Cobalt-to-vanadium charge transfer in polyoxometalate water oxidation catalysts revealed by 2p3d resonant inelastic X-ray scattering

Boyang Liu; Elliot N Glass; Ru-Pan Wang; Yi-Tao Cui; Yoshihisa Harada; Di-Jing Huang; Stefan Schuppler; Craig L Hill; Frank M F de Groot

doi:10.1039/c7cp06786k

Cobalt-to-vanadium charge transfer in polyoxometalate water oxidation catalysts revealed by 2p3d resonant inelastic X-ray scattering

Phys Chem Chem Phys. 2018 Feb 7;20(6):4554-4562. doi: 10.1039/c7cp06786k.

Authors

Boyang Liu¹, Elliot N Glass, Ru-Pan Wang, Yi-Tao Cui, Yoshihisa Harada, Di-Jing Huang, Stefan Schuppler, Craig L Hill, Frank M F de Groot

Affiliation

¹ Inorganic Chemistry & Catalysis, Debye Institute for Nanomaterials Science, Utrecht University, Universiteitsweg 99, 3584 CG, The Netherlands. F.M.F.deGroot@uu.nl.

PMID: 29376165
DOI: 10.1039/c7cp06786k

Abstract

Two isostructural cobalt containing polyoxometalate water oxidation catalysts, [Co₄(H₂O)₂(α-PW₉O₃₄)₂]^10- (Co4P2) and [Co₄(H₂O)₂(α-VW₉O₃₄)₂]^10- (Co4V2), exhibit large differences in their catalytic performance.
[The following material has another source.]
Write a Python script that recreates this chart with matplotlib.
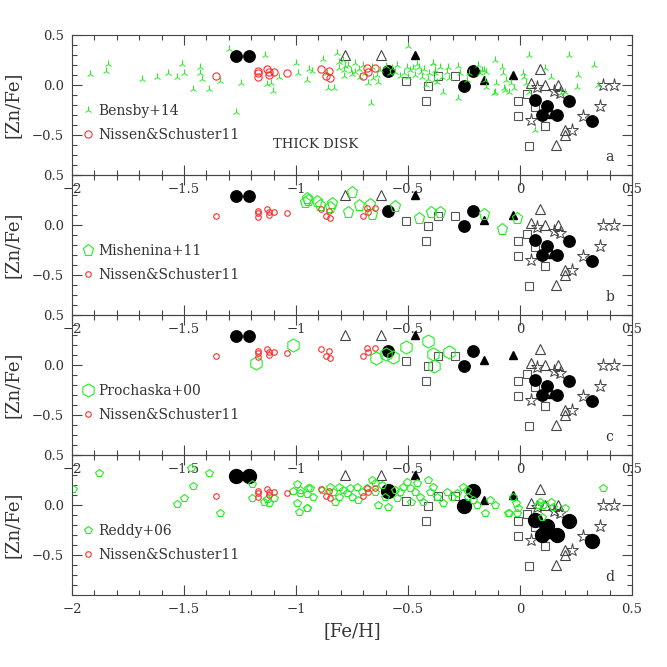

The substitution of phosphorus centers in Co4P2 with redox-active vanadium centers in Co4V2 leads to electronic structure modifications. Evidence for the significance of the vanadium centers to catalysis, predicted by theory, was found from soft X-ray absorption (XAS) and resonant inelastic X-ray scattering (RIXS). The XAS and RIXS spectra determine the electronic structure of the cobalt and vanadium sites in the pre-reaction state of both Co4V2 and Co4P2. High-energy resolution RIXS results reveal that Co4V2 possesses a smaller ligand field within the tetra-cobalt core and a cobalt-to-vanadium charge transfer band. The differences in electronic structures offer insights into the enhanced catalysis of Co4V2.